## What you need to do
Can you transcribe every line exactly and leave the pictures behind?

## The data
※ ※ ※

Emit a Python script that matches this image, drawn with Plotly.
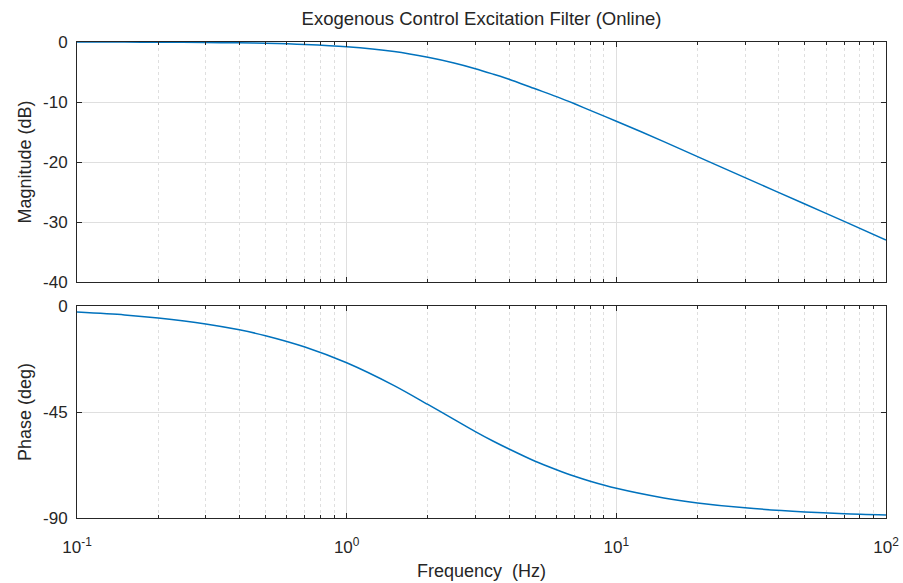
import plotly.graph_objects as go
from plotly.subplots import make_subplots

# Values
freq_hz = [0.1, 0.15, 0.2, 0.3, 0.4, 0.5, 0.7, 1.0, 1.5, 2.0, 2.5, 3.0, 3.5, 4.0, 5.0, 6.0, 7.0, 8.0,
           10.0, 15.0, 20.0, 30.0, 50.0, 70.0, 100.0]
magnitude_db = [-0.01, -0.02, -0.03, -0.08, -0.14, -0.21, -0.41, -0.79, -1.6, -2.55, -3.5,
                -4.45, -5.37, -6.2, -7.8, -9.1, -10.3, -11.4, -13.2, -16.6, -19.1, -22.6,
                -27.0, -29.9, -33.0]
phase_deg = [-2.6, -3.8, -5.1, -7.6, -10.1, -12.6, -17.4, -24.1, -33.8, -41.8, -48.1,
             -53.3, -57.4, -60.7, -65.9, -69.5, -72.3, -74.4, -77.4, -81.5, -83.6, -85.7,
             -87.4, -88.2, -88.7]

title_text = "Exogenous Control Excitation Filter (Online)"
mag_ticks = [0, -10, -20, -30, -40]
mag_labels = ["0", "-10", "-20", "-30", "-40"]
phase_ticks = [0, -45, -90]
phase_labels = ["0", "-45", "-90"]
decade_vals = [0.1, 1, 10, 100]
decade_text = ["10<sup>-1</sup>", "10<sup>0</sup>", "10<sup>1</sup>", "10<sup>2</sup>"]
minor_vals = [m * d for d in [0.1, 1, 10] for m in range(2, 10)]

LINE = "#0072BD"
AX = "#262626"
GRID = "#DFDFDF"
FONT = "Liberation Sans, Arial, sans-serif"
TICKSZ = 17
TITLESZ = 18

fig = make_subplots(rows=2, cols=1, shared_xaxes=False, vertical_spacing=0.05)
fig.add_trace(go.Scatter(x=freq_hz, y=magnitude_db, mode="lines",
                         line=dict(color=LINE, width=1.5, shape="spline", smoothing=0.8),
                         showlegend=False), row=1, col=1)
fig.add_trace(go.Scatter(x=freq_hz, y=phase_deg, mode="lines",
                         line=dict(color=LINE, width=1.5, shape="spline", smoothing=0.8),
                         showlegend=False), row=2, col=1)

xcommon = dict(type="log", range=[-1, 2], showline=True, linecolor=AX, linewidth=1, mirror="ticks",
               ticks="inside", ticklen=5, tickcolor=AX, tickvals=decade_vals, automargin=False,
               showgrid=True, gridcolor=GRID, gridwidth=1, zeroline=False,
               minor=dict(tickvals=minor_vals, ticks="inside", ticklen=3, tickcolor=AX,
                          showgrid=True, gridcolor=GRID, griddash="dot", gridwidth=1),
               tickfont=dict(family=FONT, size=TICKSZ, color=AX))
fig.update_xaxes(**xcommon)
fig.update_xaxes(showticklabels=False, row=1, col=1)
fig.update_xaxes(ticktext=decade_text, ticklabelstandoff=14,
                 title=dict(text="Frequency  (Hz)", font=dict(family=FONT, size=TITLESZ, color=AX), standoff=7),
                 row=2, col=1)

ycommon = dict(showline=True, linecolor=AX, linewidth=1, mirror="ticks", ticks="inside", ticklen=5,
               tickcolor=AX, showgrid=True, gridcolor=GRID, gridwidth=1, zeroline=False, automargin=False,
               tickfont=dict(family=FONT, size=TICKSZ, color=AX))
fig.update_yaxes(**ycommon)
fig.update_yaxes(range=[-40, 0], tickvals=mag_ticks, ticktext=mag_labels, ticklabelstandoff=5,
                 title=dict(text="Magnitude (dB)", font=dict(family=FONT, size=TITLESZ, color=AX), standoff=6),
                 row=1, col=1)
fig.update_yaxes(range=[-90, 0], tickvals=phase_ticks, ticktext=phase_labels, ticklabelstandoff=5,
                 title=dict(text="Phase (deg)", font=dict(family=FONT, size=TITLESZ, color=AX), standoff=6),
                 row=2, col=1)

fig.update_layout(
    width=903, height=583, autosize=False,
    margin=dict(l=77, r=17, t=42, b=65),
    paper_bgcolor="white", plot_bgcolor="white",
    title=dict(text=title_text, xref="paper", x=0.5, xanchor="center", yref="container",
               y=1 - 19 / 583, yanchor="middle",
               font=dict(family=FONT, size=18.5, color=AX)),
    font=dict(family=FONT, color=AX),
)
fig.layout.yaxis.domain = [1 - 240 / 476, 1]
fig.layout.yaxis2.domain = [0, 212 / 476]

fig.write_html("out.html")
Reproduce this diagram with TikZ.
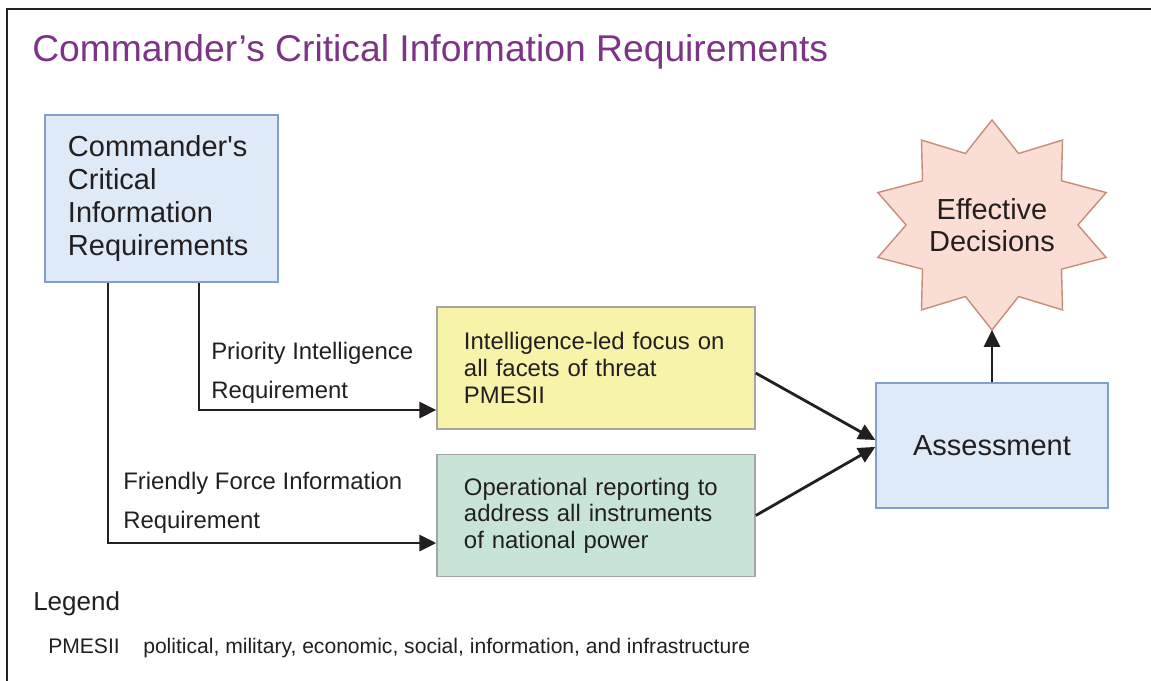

※ ※ ※

## Answer for the task
Emit a Python script that matches this image, drawn with Plotly.
import plotly.graph_objects as go
from plotly.subplots import make_subplots

# Values
freq_hz = [0.1, 0.15, 0.2, 0.3, 0.4, 0.5, 0.7, 1.0, 1.5, 2.0, 2.5, 3.0, 3.5, 4.0, 5.0, 6.0, 7.0, 8.0,
           10.0, 15.0, 20.0, 30.0, 50.0, 70.0, 100.0]
magnitude_db = [-0.01, -0.02, -0.03, -0.08, -0.14, -0.21, -0.41, -0.79, -1.6, -2.55, -3.5,
                -4.45, -5.37, -6.2, -7.8, -9.1, -10.3, -11.4, -13.2, -16.6, -19.1, -22.6,
                -27.0, -29.9, -33.0]
phase_deg = [-2.6, -3.8, -5.1, -7.6, -10.1, -12.6, -17.4, -24.1, -33.8, -41.8, -48.1,
             -53.3, -57.4, -60.7, -65.9, -69.5, -72.3, -74.4, -77.4, -81.5, -83.6, -85.7,
             -87.4, -88.2, -88.7]

title_text = "Exogenous Control Excitation Filter (Online)"
mag_ticks = [0, -10, -20, -30, -40]
mag_labels = ["0", "-10", "-20", "-30", "-40"]
phase_ticks = [0, -45, -90]
phase_labels = ["0", "-45", "-90"]
decade_vals = [0.1, 1, 10, 100]
decade_text = ["10<sup>-1</sup>", "10<sup>0</sup>", "10<sup>1</sup>", "10<sup>2</sup>"]
minor_vals = [m * d for d in [0.1, 1, 10] for m in range(2, 10)]

LINE = "#0072BD"
AX = "#262626"
GRID = "#DFDFDF"
FONT = "Liberation Sans, Arial, sans-serif"
TICKSZ = 17
TITLESZ = 18

fig = make_subplots(rows=2, cols=1, shared_xaxes=False, vertical_spacing=0.05)
fig.add_trace(go.Scatter(x=freq_hz, y=magnitude_db, mode="lines",
                         line=dict(color=LINE, width=1.5, shape="spline", smoothing=0.8),
                         showlegend=False), row=1, col=1)
fig.add_trace(go.Scatter(x=freq_hz, y=phase_deg, mode="lines",
                         line=dict(color=LINE, width=1.5, shape="spline", smoothing=0.8),
                         showlegend=False), row=2, col=1)

xcommon = dict(type="log", range=[-1, 2], showline=True, linecolor=AX, linewidth=1, mirror="ticks",
               ticks="inside", ticklen=5, tickcolor=AX, tickvals=decade_vals, automargin=False,
               showgrid=True, gridcolor=GRID, gridwidth=1, zeroline=False,
               minor=dict(tickvals=minor_vals, ticks="inside", ticklen=3, tickcolor=AX,
                          showgrid=True, gridcolor=GRID, griddash="dot", gridwidth=1),
               tickfont=dict(family=FONT, size=TICKSZ, color=AX))
fig.update_xaxes(**xcommon)
fig.update_xaxes(showticklabels=False, row=1, col=1)
fig.update_xaxes(ticktext=decade_text, ticklabelstandoff=14,
                 title=dict(text="Frequency  (Hz)", font=dict(family=FONT, size=TITLESZ, color=AX), standoff=7),
                 row=2, col=1)

ycommon = dict(showline=True, linecolor=AX, linewidth=1, mirror="ticks", ticks="inside", ticklen=5,
               tickcolor=AX, showgrid=True, gridcolor=GRID, gridwidth=1, zeroline=False, automargin=False,
               tickfont=dict(family=FONT, size=TICKSZ, color=AX))
fig.update_yaxes(**ycommon)
fig.update_yaxes(range=[-40, 0], tickvals=mag_ticks, ticktext=mag_labels, ticklabelstandoff=5,
                 title=dict(text="Magnitude (dB)", font=dict(family=FONT, size=TITLESZ, color=AX), standoff=6),
                 row=1, col=1)
fig.update_yaxes(range=[-90, 0], tickvals=phase_ticks, ticktext=phase_labels, ticklabelstandoff=5,
                 title=dict(text="Phase (deg)", font=dict(family=FONT, size=TITLESZ, color=AX), standoff=6),
                 row=2, col=1)

fig.update_layout(
    width=903, height=583, autosize=False,
    margin=dict(l=77, r=17, t=42, b=65),
    paper_bgcolor="white", plot_bgcolor="white",
    title=dict(text=title_text, xref="paper", x=0.5, xanchor="center", yref="container",
               y=1 - 19 / 583, yanchor="middle",
               font=dict(family=FONT, size=18.5, color=AX)),
    font=dict(family=FONT, color=AX),
)
fig.layout.yaxis.domain = [1 - 240 / 476, 1]
fig.layout.yaxis2.domain = [0, 212 / 476]

fig.write_html("out.html")
Reproduce this diagram with TikZ.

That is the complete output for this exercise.